The discussion allows a glimpse of how building a new planning system, with its focus on health, well-being and freedom from current contradictions, could be akin to the making of a new society on a socialist economic base.

A Labour government committed to redistribution will have much to do in the planning field.  The desired improvements in housing, health, public transport, employment, open space, recreation, retailing and distribution, utilities, carbon reduction as well as science and manufacturing must be brought about locally by the good use of land, minimising inefficiencies and harm; in short a new way of living on the ground.

The present uplift in value captured of about 50% (5) should be increased, but must go mostly to local authorities, rather than the Treasury. However, as long as development land remains privately owned, socialisation of the benefits will be limited.

In 1945 there was a push for nationalisation of development land, but even then the balance of forces would not permit it. The result was the high taxation of betterment, a system that was readily scrapped by the Conservatives in the 1950’s after the Labour upsurge had died down. Good planning needs more socialist awareness.
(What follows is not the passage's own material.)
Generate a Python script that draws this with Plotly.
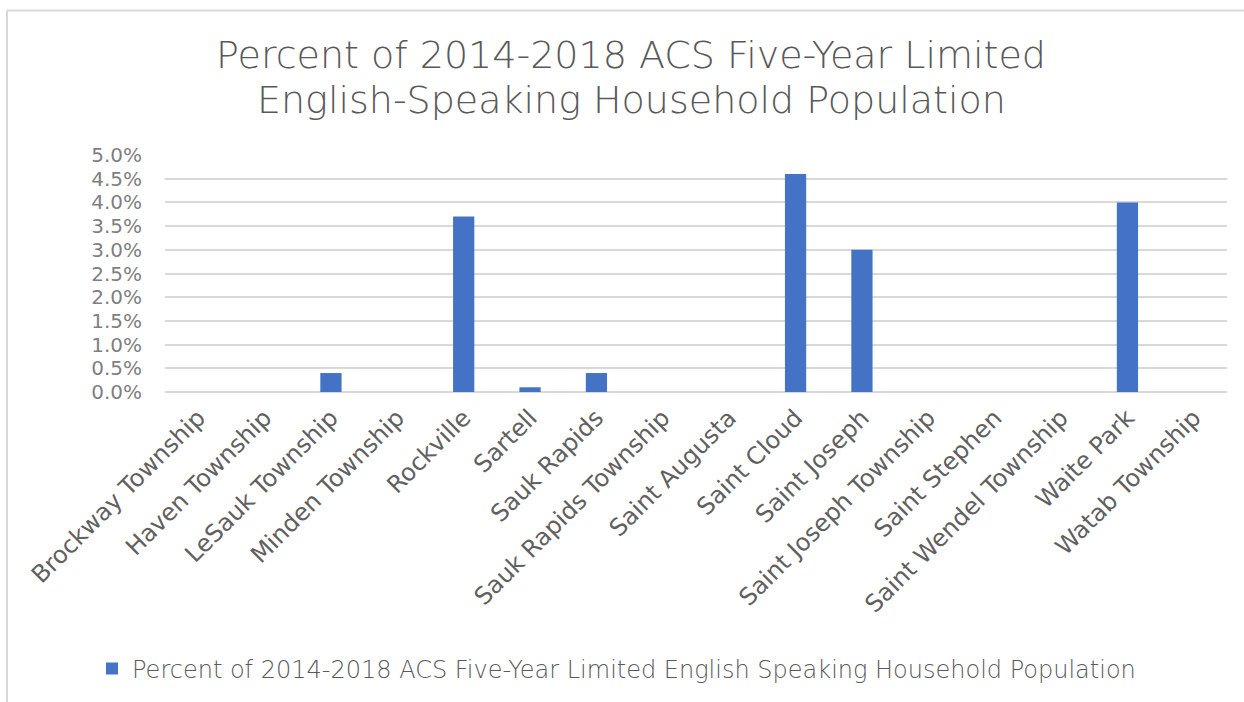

(1) The Review Team spent 18 months taking evidence in seminars, discussions and meetings, receiving 200 submissions from public, private and third sector organisations, and individuals.  It was chaired by Nick Raynsford, TCPA President and former Labour Housing Minister.

(2) Land Compensation Act 1961

(3) Ellis H and Henderson K. Rebuilding Britain: Planning for a Better Future.  Policy Press 2014. P.128-9.

(4) Letwin, O: Independent Review of Build Out: Final Report. Ministry of Housing, Communities and Local Government and HM Treasury 29 October 2018.

(5) Land Value Capture HC766.  Tenth Report of Session 2017-19 Housing, and Communities and Local Government Select Committee, Sept 2018 para 28.